In an ironic turn of events, American oil production is now placing pressure on Russia and OPEC. OPEC had agreed in late 2016 to engage in production cuts, with the aim of boosting the price of oil. While 2017 initially didn’t look favorable to OPEC, an agreement to continue the production cuts through 2018 eventually began to see oil’s price rise in response to the production cutbacks. While that may have resulted in a short-term boost to OPEC’s bottom line, it spurred increased production in the United States that is now competing against OPEC’s production.

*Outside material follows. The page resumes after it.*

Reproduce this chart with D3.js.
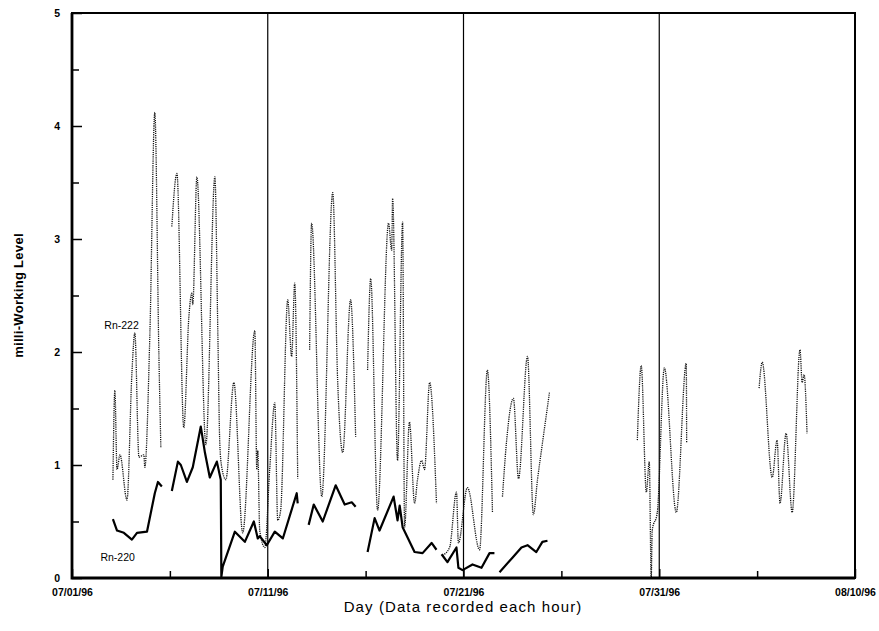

The decline in the price of oil had drastically affected US shale oil producers, whose oil production processes are very capital-intensive. But OPEC’s production cuts have breathed new life into US producers, making it once again profitable to produce shale oil. That in turn has boosted US oil production, which is now at an all-time high. In fact, the US looks set to surpass Russia and Saudi Arabia as the world’s largest oil producer this year.
That increased production has also led to increased exports of US oil abroad, as high-grade US oil can compete favorably against Russian and OPEC oil exports. The fact that US oil producers are now able to export abroad is thanks to the US government finally lifting a ban on US oil exports that had been put in place in the 1970s after the US had been placed under an OPEC oil embargo.
While exports overseas started out slowly at first, gradual experience gained by foreign refiners has given them the knowledge needed to refine US oil, which has now led to an increase in demand from abroad. OPEC’s production cut just happened to take effect at the right time, allowing refiners to substitute American oil for OPEC oil, and benefiting US producers at the expense of OPEC and Russia.